From the standpoint of the current President's election headquarters, the best words could be something like «economic growth,» an «increment in the residents' incomes,» «growing investment,» etc., registered over the years of Mr. Kuchma's presidency. Ideally, all this could be qualified as the Ukrainian economic miracle. If this were the case, Leonid Kuchma's political rivals would have a hard time, for nothing succeeds like success, to cite the old cliche.

However, no such words are uttered or written. What image-maker would put into his sick head to use such arguments in view of the Ukrainian economy appearing to be down for the count?

And so the President's campaign leitmotif at this crucial stage will be something like «Leonid Kuchma the candidate is not responsible for what Leonid Kuchma the President has done.»

Moody's Investor Service, for example, published its findings in The Financial Times , reading that Ukraine might soon declare default on its public debt. Moody's experts explain the possibility of default by weak domestic support of the government, dropping export revenues, and restricted access to the international capital markets.

Proceeding from this disheartening fact, members of the Our Choice: Leonid Kuchma! Bloc would seem to be calling on us to vote for a man who, as President, has led Ukraine to the threshold of bankruptcy.

Not at all! They claim that presidential candidate Leonid Kuchma is the only one capable of continuing the course of reform that will lead this country out of the crisis.
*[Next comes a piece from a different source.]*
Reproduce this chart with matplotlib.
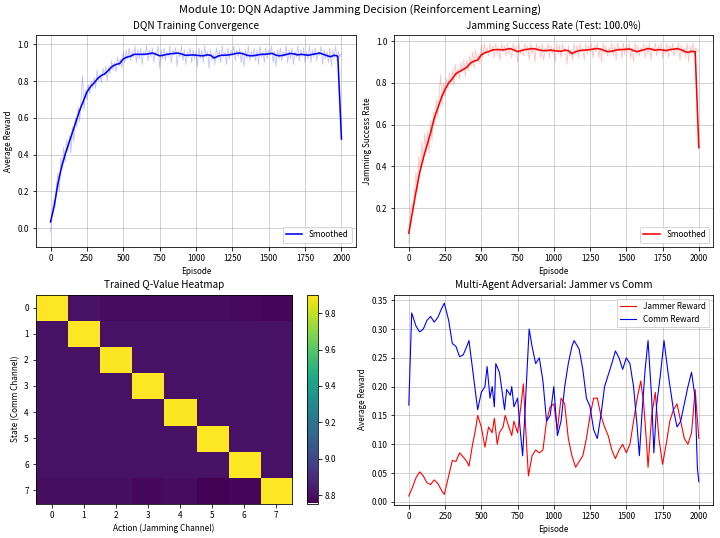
import numpy as np
import matplotlib
matplotlib.use('Agg')
import matplotlib.pyplot as plt

plt.rcParams['font.family'] = ['Noto Sans CJK SC', 'DejaVu Sans']
plt.rcParams['font.size'] = 8.2

# ---- 数据 ----
# smoothed curves, every 25 episodes
ep_s = list(range(0, 2001, 25))
reward_smooth = [0.035, 0.12, 0.24, 0.33, 0.40, 0.46, 0.52, 0.58, 0.64, 0.69,
                 0.74, 0.77, 0.79, 0.815, 0.83, 0.84, 0.86, 0.88, 0.89, 0.895,
                 0.92, 0.93, 0.935, 0.945, 0.945, 0.945, 0.945, 0.948, 0.952, 0.945,
                 0.937, 0.94, 0.945, 0.948, 0.95, 0.952, 0.947, 0.94, 0.94, 0.942,
                 0.94, 0.938, 0.937, 0.942, 0.94, 0.925, 0.935, 0.94, 0.94, 0.942,
                 0.945, 0.95, 0.952, 0.948, 0.94, 0.937, 0.938, 0.942, 0.945, 0.945,
                 0.948, 0.95, 0.94, 0.937, 0.94, 0.945, 0.95, 0.947, 0.942, 0.945,
                 0.942, 0.94, 0.945, 0.948, 0.952, 0.945, 0.938, 0.932, 0.94, 0.935,
                 0.485]
success_smooth = [0.08, 0.18, 0.28, 0.37, 0.44, 0.50, 0.56, 0.63, 0.68, 0.73,
                  0.77, 0.80, 0.82, 0.845, 0.855, 0.865, 0.875, 0.895, 0.905, 0.91,
                  0.935, 0.945, 0.95, 0.958, 0.96, 0.96, 0.958, 0.962, 0.965, 0.958,
                  0.95, 0.955, 0.96, 0.962, 0.965, 0.963, 0.958, 0.955, 0.955, 0.958,
                  0.955, 0.953, 0.952, 0.957, 0.955, 0.94, 0.95, 0.955, 0.957, 0.958,
                  0.96, 0.963, 0.965, 0.962, 0.955, 0.95, 0.952, 0.957, 0.96, 0.96,
                  0.962, 0.963, 0.955, 0.95, 0.955, 0.96, 0.965, 0.962, 0.957, 0.96,
                  0.958, 0.955, 0.96, 0.962, 0.965, 0.96, 0.952, 0.946, 0.952, 0.95,
                  0.49]

# raw curves, every 10 episodes
ep_r = list(range(0, 2001, 10))
reward_raw = [-0.02, 0.08, 0.15, 0.12, 0.22, 0.30, 0.20, 0.38, 0.32, 0.44,
              0.36, 0.48, 0.42, 0.50, 0.41, 0.55, 0.47, 0.60, 0.55, 0.66,
              0.58, 0.70, 0.83, 0.64, 0.75, 0.70, 0.78, 0.73, 0.80, 0.76,
              0.82, 0.76, 0.86, 0.80, 0.84, 0.79, 0.87, 0.83, 0.88, 0.80,
              0.88, 0.84, 0.91, 0.86, 0.90, 0.85, 0.93, 0.88, 0.92, 0.87,
              0.96, 0.90, 0.97, 0.92, 0.98, 0.91, 0.96, 0.93, 0.99, 0.90,
              0.97, 0.92, 0.98, 0.89, 0.96, 0.94, 0.99, 0.91, 0.97, 0.93,
              0.98, 0.90, 0.96, 0.94, 0.99, 0.87, 0.97, 0.92, 0.98, 0.91,
              0.96, 0.93, 0.99, 0.90, 0.97, 0.94, 0.98, 0.88, 0.96, 0.93,
              0.99, 0.91, 0.97, 0.89, 0.96, 0.93, 0.98, 0.90, 0.97, 0.92,
              0.96, 0.88, 0.98, 0.92, 0.97, 0.90, 0.99, 0.93, 0.96, 0.87,
              0.97, 0.91, 0.95, 0.89, 0.98, 0.92, 0.97, 0.90, 0.99, 0.93,
              0.96, 0.89, 0.98, 0.92, 0.97, 0.94, 0.99, 0.91, 0.97, 0.93,
              0.98, 0.90, 0.96, 0.88, 0.97, 0.92, 0.99, 0.91, 0.96, 0.93,
              0.98, 0.91, 0.97, 0.89, 0.99, 0.93, 0.96, 0.90, 0.98, 0.92,
              0.97, 0.94, 0.99, 0.90, 0.96, 0.88, 0.97, 0.92, 0.98, 0.91,
              0.96, 0.93, 0.99, 0.90, 0.97, 0.92, 0.98, 0.89, 0.96, 0.93,
              0.99, 0.91, 0.97, 0.93, 0.98, 0.90, 0.96, 0.92, 0.99, 0.90,
              0.97, 0.93, 0.98, 0.91, 0.96, 0.94, 0.99, 0.89, 0.97, 0.92,
              0.96, 0.90, 0.98, 0.88, 0.97, 0.92, 0.99, 0.91, 0.96, 0.93,
              0.95]
success_raw = [0.03, 0.16, 0.22, 0.19, 0.30, 0.37, 0.28, 0.45, 0.38, 0.52,
               0.42, 0.56, 0.47, 0.57, 0.46, 0.62, 0.52, 0.66, 0.60, 0.72,
               0.63, 0.75, 0.84, 0.69, 0.80, 0.74, 0.82, 0.77, 0.85, 0.79,
               0.86, 0.79, 0.89, 0.83, 0.87, 0.82, 0.90, 0.85, 0.91, 0.83,
               0.91, 0.86, 0.93, 0.88, 0.95, 0.87, 0.96, 0.90, 0.94, 0.89,
               0.98, 0.92, 0.99, 0.94, 0.97, 0.93, 0.99, 0.95, 0.98, 0.92,
               0.99, 0.94, 0.97, 0.91, 0.99, 0.95, 0.98, 0.93, 0.99, 0.94,
               0.97, 0.92, 0.99, 0.95, 0.98, 0.90, 0.99, 0.94, 0.97, 0.93,
               0.99, 0.95, 0.98, 0.91, 0.99, 0.94, 0.97, 0.90, 0.99, 0.95,
               0.98, 0.92, 0.99, 0.91, 0.97, 0.95, 0.99, 0.92, 0.98, 0.94,
               0.97, 0.90, 0.99, 0.94, 0.98, 0.92, 0.99, 0.95, 0.97, 0.89,
               0.98, 0.93, 0.96, 0.91, 0.99, 0.94, 0.98, 0.92, 0.99, 0.95,
               0.97, 0.91, 0.99, 0.94, 0.98, 0.95, 0.99, 0.92, 0.98, 0.95,
               0.99, 0.92, 0.97, 0.90, 0.99, 0.94, 0.98, 0.93, 0.97, 0.95,
               0.99, 0.93, 0.98, 0.91, 0.99, 0.95, 0.97, 0.92, 0.99, 0.94,
               0.98, 0.95, 0.99, 0.92, 0.97, 0.90, 0.99, 0.94, 0.98, 0.93,
               0.97, 0.95, 0.99, 0.92, 0.98, 0.94, 0.99, 0.91, 0.97, 0.95,
               0.99, 0.93, 0.98, 0.95, 0.99, 0.92, 0.97, 0.94, 0.99, 0.92,
               0.98, 0.95, 0.99, 0.93, 0.97, 0.95, 0.99, 0.91, 0.98, 0.94,
               0.97, 0.92, 0.99, 0.90, 0.98, 0.94, 0.99, 0.93, 0.97, 0.95,
               0.96]

# Q-table (state x action)
q_values = [
    [9.903, 8.810, 8.790, 8.790, 8.790, 8.790, 8.785, 8.770],
    [8.810, 9.900, 8.810, 8.810, 8.810, 8.810, 8.810, 8.810],
    [8.810, 8.810, 9.895, 8.810, 8.810, 8.810, 8.810, 8.810],
    [8.810, 8.810, 8.810, 9.900, 8.810, 8.810, 8.810, 8.810],
    [8.810, 8.810, 8.810, 8.810, 9.895, 8.810, 8.810, 8.810],
    [8.810, 8.810, 8.810, 8.810, 8.810, 9.900, 8.810, 8.810],
    [8.810, 8.810, 8.810, 8.810, 8.810, 8.812, 9.900, 8.810],
    [8.800, 8.800, 8.800, 8.780, 8.790, 8.754, 8.770, 9.903],
]
channels = list(range(8))

# multi-agent curves
ep_ma = [0, 20, 50, 75, 100, 125, 150, 175, 200, 225, 245, 275, 300, 325, 350,
         375, 400, 415, 435, 450, 475, 500, 525, 540, 560, 575, 590, 600, 625,
         650, 660, 675, 700, 710, 725, 750, 770, 785, 800, 830, 850, 875, 900,
         925, 950, 975, 1000, 1025, 1050, 1075, 1100, 1125, 1140, 1175, 1200,
         1225, 1250, 1275, 1300, 1325, 1350, 1375, 1400, 1425, 1450, 1475, 1500,
         1525, 1550, 1575, 1590, 1610, 1630, 1650, 1675, 1690, 1710, 1735, 1760,
         1790, 1825, 1850, 1875, 1900, 1925, 1950, 1975, 1990, 2000]
comm_reward = [0.168, 0.328, 0.305, 0.295, 0.300, 0.315, 0.322, 0.312, 0.320,
               0.335, 0.345, 0.315, 0.275, 0.270, 0.252, 0.255, 0.270, 0.280,
               0.240, 0.210, 0.160, 0.190, 0.200, 0.235, 0.180, 0.200, 0.165,
               0.240, 0.225, 0.180, 0.160, 0.195, 0.185, 0.200, 0.165, 0.180,
               0.120, 0.080, 0.150, 0.300, 0.270, 0.240, 0.250, 0.210, 0.140,
               0.150, 0.200, 0.115, 0.140, 0.200, 0.240, 0.270, 0.280, 0.265,
               0.230, 0.180, 0.165, 0.125, 0.110, 0.150, 0.200, 0.220, 0.240,
               0.262, 0.250, 0.230, 0.250, 0.240, 0.200, 0.130, 0.080, 0.160,
               0.230, 0.280, 0.180, 0.085, 0.170, 0.220, 0.280, 0.220, 0.160,
               0.130, 0.140, 0.170, 0.200, 0.225, 0.180, 0.060, 0.035]
ep_jam = [0, 25, 50, 75, 100, 125, 150, 175, 200, 225, 245, 275, 300, 325, 350,
          375, 400, 415, 440, 460, 475, 500, 525, 550, 575, 590, 610, 625, 650,
          665, 690, 710, 725, 750, 775, 790, 810, 825, 850, 875, 900, 925, 950,
          975, 1000, 1025, 1050, 1075, 1100, 1125, 1150, 1175, 1200, 1225, 1250,
          1275, 1300, 1325, 1350, 1375, 1400, 1425, 1450, 1475, 1500, 1525, 1550,
          1575, 1600, 1620, 1640, 1650, 1675, 1700, 1725, 1750, 1775, 1800, 1825,
          1850, 1875, 1900, 1925, 1950, 1975, 2000]
jammer_reward = [0.010, 0.025, 0.042, 0.052, 0.045, 0.033, 0.030, 0.038, 0.032,
                 0.020, 0.013, 0.045, 0.072, 0.070, 0.085, 0.078, 0.070, 0.062,
                 0.100, 0.125, 0.150, 0.130, 0.095, 0.130, 0.120, 0.145, 0.100,
                 0.120, 0.130, 0.150, 0.130, 0.115, 0.140, 0.120, 0.170, 0.205,
                 0.110, 0.045, 0.080, 0.090, 0.085, 0.090, 0.140, 0.165, 0.170,
                 0.125, 0.180, 0.170, 0.110, 0.080, 0.060, 0.070, 0.080, 0.110,
                 0.150, 0.180, 0.180, 0.150, 0.130, 0.115, 0.090, 0.075, 0.090,
                 0.100, 0.085, 0.100, 0.140, 0.180, 0.210, 0.170, 0.100, 0.060,
                 0.150, 0.190, 0.110, 0.065, 0.100, 0.140, 0.160, 0.170, 0.140,
                 0.110, 0.100, 0.120, 0.195, 0.110]

W, H = 720, 538
DPI = 72
fig = plt.figure(figsize=(W / DPI, H / DPI), dpi=DPI)


def box(x0, y0, x1, y1):
    # pixel box -> figure fraction
    return [x0 / W, 1 - y1 / H, (x1 - x0) / W, (y1 - y0) / H]


ax1 = fig.add_axes(box(36, 35, 356, 246.7))
ax2 = fig.add_axes(box(394.3, 35, 713.3, 246.7))
ax3 = fig.add_axes(box(35.7, 294.5, 291.7, 503.5))
cax = fig.add_axes(box(307, 294.5, 317.7, 503.5))
ax4 = fig.add_axes(box(394.3, 294.5, 713.3, 504.7))

TS = 10

# 1 reward
ax1.plot(ep_r, reward_raw, color='blue', alpha=0.25, lw=0.8)
ax1.plot(ep_s, reward_smooth, color='blue', lw=1.6, label='Smoothed')
ax1.set_title('DQN Training Convergence', fontsize=TS)
ax1.set_xlabel('Episode')
ax1.set_ylabel('Average Reward')
ax1.set_xticks(range(0, 2001, 250))
ax1.set_ylim(-0.1, 1.05)
ax1.legend(loc='lower right')
ax1.grid(True, alpha=0.7)

# 2 success rate
ax2.plot(ep_r, success_raw, color='red', alpha=0.25, lw=0.8)
ax2.plot(ep_s, success_smooth, color='red', lw=1.6, label='Smoothed')
ax2.set_title('Jamming Success Rate (Test: 100.0%)', fontsize=TS)
ax2.set_xlabel('Episode')
ax2.set_ylabel('Jamming Success Rate')
ax2.set_xticks(range(0, 2001, 250))
ax2.set_ylim(0.015, 1.03)
ax2.legend(loc='lower right')
ax2.grid(True, alpha=0.7)

# 3 heatmap
q = np.array(q_values)
im = ax3.imshow(q, cmap='viridis', aspect='auto')
ax3.set_title('Trained Q-Value Heatmap', fontsize=TS)
ax3.set_xlabel('Action (Jamming Channel)')
ax3.set_ylabel('State (Comm Channel)')
ax3.set_xticks(channels)
ax3.set_yticks(channels)
fig.colorbar(im, cax=cax)

# 4 adversarial
ax4.plot(ep_jam, jammer_reward, color='red', lw=1.1, label='Jammer Reward')
ax4.plot(ep_ma, comm_reward, color='blue', lw=1.1, label='Comm Reward')
ax4.set_title('Multi-Agent Adversarial: Jammer vs Comm', fontsize=TS)
ax4.set_xlabel('Episode')
ax4.set_ylabel('Average Reward')
ax4.set_xticks(range(0, 2001, 250))
ax4.set_ylim(-0.005, 0.36)
ax4.legend(loc='upper right')
ax4.grid(True, alpha=0.7)

fig.suptitle('Module 10: DQN Adaptive Jamming Decision (Reinforcement Learning)',
             fontsize=11, y=0.99)

plt.savefig('out.png', dpi=DPI)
Leonid Kuchma further declares that the opposition «cannot be limited in any way, but it must assume responsibility for the situation in this country.»
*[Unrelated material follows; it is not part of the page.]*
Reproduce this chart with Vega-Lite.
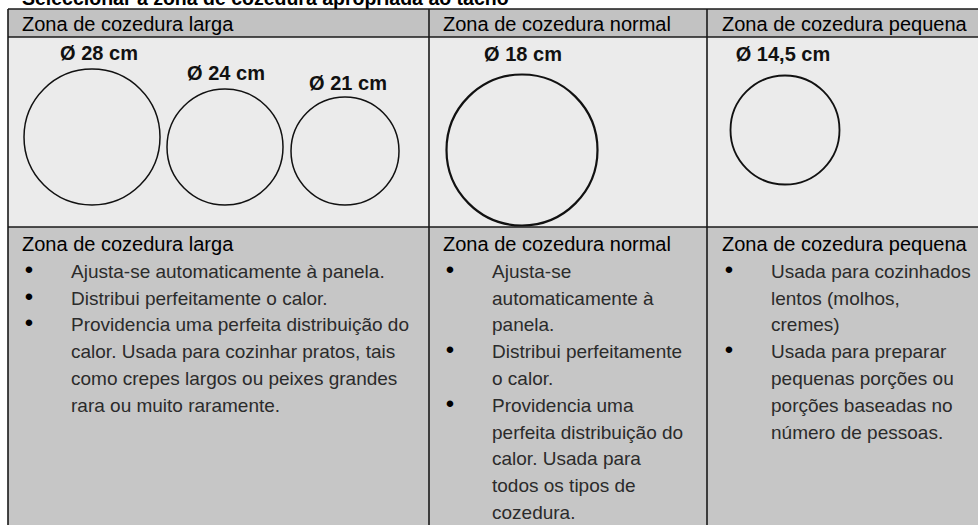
{
  "$schema": "https://vega.github.io/schema/vega-lite/v6.json",
  "width": 978,
  "height": 525,
  "autosize": {"type": "none"},
  "padding": 0,
  "background": "white",
  "config": {"view": {"stroke": null}},
  "datasets": {
    "faixas": [
      {"faixa": "cabecalho", "esq": 8, "dir": 978, "topo": 9, "base": 37},
      {"faixa": "circulos", "esq": 8, "dir": 978, "topo": 37, "base": 227},
      {"faixa": "descricao", "esq": 8, "dir": 978, "topo": 227, "base": 525}
    ],
    "grelha": [
      {"x1": 8, "y1": 9, "x2": 978, "y2": 9},
      {"x1": 8, "y1": 37, "x2": 978, "y2": 37},
      {"x1": 8, "y1": 227, "x2": 978, "y2": 227},
      {"x1": 8, "y1": 9, "x2": 8, "y2": 525},
      {"x1": 429, "y1": 9, "x2": 429, "y2": 525},
      {"x1": 707, "y1": 9, "x2": 707, "y2": 525}
    ],
    "zonas": [
      {"zona": "larga", "diametro": "Ø 28 cm", "cx": 92, "cy": 137, "tracado": 136, "rx": 99, "ry": 60, "espessura": "fina"},
      {"zona": "larga", "diametro": "Ø 24 cm", "cx": 225, "cy": 147, "tracado": 116, "rx": 226, "ry": 80, "espessura": "fina"},
      {"zona": "larga", "diametro": "Ø 21 cm", "cx": 345, "cy": 151, "tracado": 108, "rx": 348, "ry": 90, "espessura": "fina"},
      {"zona": "normal", "diametro": "Ø 18 cm", "cx": 522, "cy": 150, "tracado": 151, "rx": 523, "ry": 61, "espessura": "grossa"},
      {"zona": "pequena", "diametro": "Ø 14,5 cm", "cx": 785, "cy": 130, "tracado": 109, "rx": 783, "ry": 61, "espessura": "media"}
    ],
    "cabecalhos": [
      {"nivel": 0, "coluna": 0, "texto": "Seleccionar a zona de cozedura apropriada ao tacho"},
      {"nivel": 1, "coluna": 0, "texto": "Zona de cozedura larga"},
      {"nivel": 1, "coluna": 1, "texto": "Zona de cozedura normal"},
      {"nivel": 1, "coluna": 2, "texto": "Zona de cozedura pequena"}
    ],
    "descricao": [
      {"coluna": 0, "linha": 0, "texto": "Zona de cozedura larga", "marcador": false},
      {"coluna": 0, "linha": 1, "texto": "Ajusta-se automaticamente à panela.", "marcador": true},
      {"coluna": 0, "linha": 2, "texto": "Distribui perfeitamente o calor.", "marcador": true},
      {"coluna": 0, "linha": 3, "texto": "Providencia uma perfeita distribuição do", "marcador": true},
      {"coluna": 0, "linha": 4, "texto": "calor. Usada para cozinhar pratos, tais", "marcador": false},
      {"coluna": 0, "linha": 5, "texto": "como crepes largos ou peixes grandes", "marcador": false},
      {"coluna": 0, "linha": 6, "texto": "rara ou muito raramente.", "marcador": false},
      {"coluna": 1, "linha": 0, "texto": "Zona de cozedura normal", "marcador": false},
      {"coluna": 1, "linha": 1, "texto": "Ajusta-se", "marcador": true},
      {"coluna": 1, "linha": 2, "texto": "automaticamente à", "marcador": false},
      {"coluna": 1, "linha": 3, "texto": "panela.", "marcador": false},
      {"coluna": 1, "linha": 4, "texto": "Distribui perfeitamente", "marcador": true},
      {"coluna": 1, "linha": 5, "texto": "o calor.", "marcador": false},
      {"coluna": 1, "linha": 6, "texto": "Providencia uma", "marcador": true},
      {"coluna": 1, "linha": 7, "texto": "perfeita distribuição do", "marcador": false},
      {"coluna": 1, "linha": 8, "texto": "calor. Usada para", "marcador": false},
      {"coluna": 1, "linha": 9, "texto": "todos os tipos de", "marcador": false},
      {"coluna": 1, "linha": 10, "texto": "cozedura.", "marcador": false},
      {"coluna": 2, "linha": 0, "texto": "Zona de cozedura pequena", "marcador": false},
      {"coluna": 2, "linha": 1, "texto": "Usada para cozinhados", "marcador": true},
      {"coluna": 2, "linha": 2, "texto": "lentos (molhos,", "marcador": false},
      {"coluna": 2, "linha": 3, "texto": "cremes)", "marcador": false},
      {"coluna": 2, "linha": 4, "texto": "Usada para preparar", "marcador": true},
      {"coluna": 2, "linha": 5, "texto": "pequenas porções ou", "marcador": false},
      {"coluna": 2, "linha": 6, "texto": "porções baseadas no", "marcador": false},
      {"coluna": 2, "linha": 7, "texto": "número de pessoas.", "marcador": false}
    ]
  },
  "layer": [
    {
      "data": {"name": "faixas"},
      "mark": {"type": "rect"},
      "encoding": {
        "x": {"field": "esq", "type": "quantitative", "scale": {"domain": [0, 978], "range": [0, 978], "nice": false, "zero": false}, "axis": null},
        "x2": {"field": "dir"},
        "y": {"field": "topo", "type": "quantitative", "scale": {"domain": [0, 525], "range": [0, 525], "nice": false, "zero": false}, "axis": null},
        "y2": {"field": "base"},
        "fill": {"field": "faixa", "type": "nominal", "scale": {"domain": ["cabecalho", "circulos", "descricao"], "range": ["#c2c2c2", "#ebebeb", "#c6c6c6"]}, "legend": null}
      }
    },
    {
      "data": {"name": "grelha"},
      "mark": {"type": "rule", "color": "#1a1a1a", "strokeWidth": 1.6},
      "encoding": {
        "x": {"field": "x1", "type": "quantitative", "scale": {"domain": [0, 978], "range": [0, 978], "nice": false, "zero": false}, "axis": null},
        "x2": {"field": "x2"},
        "y": {"field": "y1", "type": "quantitative", "scale": {"domain": [0, 525], "range": [0, 525], "nice": false, "zero": false}, "axis": null},
        "y2": {"field": "y2"}
      }
    },
    {
      "data": {"name": "zonas"},
      "mark": {"type": "point", "shape": "circle", "filled": false, "color": "#111", "opacity": 1},
      "encoding": {
        "x": {"field": "cx", "type": "quantitative", "scale": {"domain": [0, 978], "range": [0, 978], "nice": false, "zero": false}, "axis": null},
        "y": {"field": "cy", "type": "quantitative", "scale": {"domain": [0, 525], "range": [0, 525], "nice": false, "zero": false}, "axis": null},
        "size": {"field": "tracado", "type": "quantitative", "scale": {"type": "pow", "exponent": 2, "domain": [0, 200], "range": [0, 40000]}, "legend": null},
        "strokeWidth": {"field": "espessura", "type": "nominal", "scale": {"domain": ["fina", "media", "grossa"], "range": [1.5, 2.2, 3]}, "legend": null}
      }
    },
    {
      "data": {"name": "zonas"},
      "mark": {"type": "text", "font": "Liberation Sans", "fontWeight": "bold", "fontSize": 20, "color": "#111", "align": "center", "baseline": "alphabetic"},
      "encoding": {
        "x": {"field": "rx", "type": "quantitative", "scale": {"domain": [0, 978], "range": [0, 978], "nice": false, "zero": false}, "axis": null},
        "y": {"field": "ry", "type": "quantitative", "scale": {"domain": [0, 525], "range": [0, 525], "nice": false, "zero": false}, "axis": null},
        "text": {"field": "diametro"}
      }
    },
    {
      "data": {"name": "cabecalhos"},
      "transform": [{"filter": "datum.nivel == 0"}],
      "mark": {"type": "text", "font": "Liberation Sans", "fontWeight": "bold", "fontSize": 19.5, "color": "#000", "align": "left", "baseline": "alphabetic"},
      "encoding": {
        "x": {"field": "coluna", "type": "quantitative", "scale": {"domain": [0, 1, 2], "range": [22, 443, 722], "nice": false, "zero": false}, "axis": null},
        "y": {"field": "nivel", "type": "quantitative", "scale": {"domain": [0, 1], "range": [5, 31], "nice": false, "zero": false}, "axis": null},
        "text": {"field": "texto"}
      }
    },
    {
      "data": {"name": "cabecalhos"},
      "transform": [{"filter": "datum.nivel == 1"}],
      "mark": {"type": "text", "font": "Liberation Sans", "fontSize": 20, "color": "#000", "align": "left", "baseline": "alphabetic"},
      "encoding": {
        "x": {"field": "coluna", "type": "quantitative", "scale": {"domain": [0, 1, 2], "range": [22, 443, 722], "nice": false, "zero": false}, "axis": null},
        "y": {"field": "nivel", "type": "quantitative", "scale": {"domain": [0, 1], "range": [5, 31], "nice": false, "zero": false}, "axis": null},
        "text": {"field": "texto"}
      }
    },
    {
      "data": {"name": "descricao"},
      "transform": [{"filter": "datum.linha == 0"}],
      "mark": {"type": "text", "font": "Liberation Sans", "fontSize": 20, "color": "#000", "align": "left", "baseline": "alphabetic"},
      "encoding": {
        "x": {"field": "coluna", "type": "quantitative", "scale": {"domain": [0, 1, 2], "range": [22, 443, 722], "nice": false, "zero": false}, "axis": null},
        "y": {"field": "linha", "type": "quantitative", "scale": {"domain": [0, 10], "range": [251, 519], "nice": false, "zero": false}, "axis": null},
        "text": {"field": "texto"}
      }
    },
    {
      "data": {"name": "descricao"},
      "transform": [{"filter": "datum.linha > 0"}],
      "mark": {"type": "text", "font": "Liberation Sans", "fontSize": 19, "color": "#2b2b2b", "align": "left", "baseline": "alphabetic", "dx": 49},
      "encoding": {
        "x": {"field": "coluna", "type": "quantitative", "scale": {"domain": [0, 1, 2], "range": [22, 443, 722], "nice": false, "zero": false}, "axis": null},
        "y": {"field": "linha", "type": "quantitative", "scale": {"domain": [0, 10], "range": [251, 519], "nice": false, "zero": false}, "axis": null},
        "text": {"field": "texto"}
      }
    },
    {
      "data": {"name": "descricao"},
      "transform": [{"filter": "datum.marcador"}],
      "mark": {"type": "text", "text": "•", "font": "Liberation Sans", "fontSize": 24, "color": "#000", "align": "center", "baseline": "alphabetic", "dx": 7},
      "encoding": {
        "x": {"field": "coluna", "type": "quantitative", "scale": {"domain": [0, 1, 2], "range": [22, 443, 722], "nice": false, "zero": false}, "axis": null},
        "y": {"field": "linha", "type": "quantitative", "scale": {"domain": [0, 10], "range": [251, 519], "nice": false, "zero": false}, "axis": null}
      }
    }
  ],
  "resolve": {"scale": {"x": "independent", "y": "independent", "size": "independent", "strokeWidth": "independent", "fill": "independent"}}
}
This gives rise to several questions at once. First, who is actually going to levy any restrictions on the opposition?

Second, opposition is generally defined as a group of persons not being in power. So how can they be held responsible for what those in power do? The only answer is in the negative. (Try to picture the Labour Party ruling Great Britain and declaring that the opposition is to blame for the economic situation.)

I can understand Mr. Kuchma campaign strategists feeling nostalgic about the year 1994 when candidate Kuchma criticized President Kravchuk and made so many promises. But gentlemen, look at the calendar. It is 1999, not 1994. Of course, candidate Kuchma cannot criticize President Kuchma. A Russian proverb has it that you have to wait three years for promises to come true. Here change that to ten. The trouble is that, unlike the voter still in the habit of waiting, a habit firmly implanted over the decades of Soviet rule, eventually dying with a belief in the mythical yawning heights of the radiant future, today's Ukrainian economy simply cannot wait any longer. Lurking behind all the campaign verbiage is the sinister word default — or just plain bankruptcy.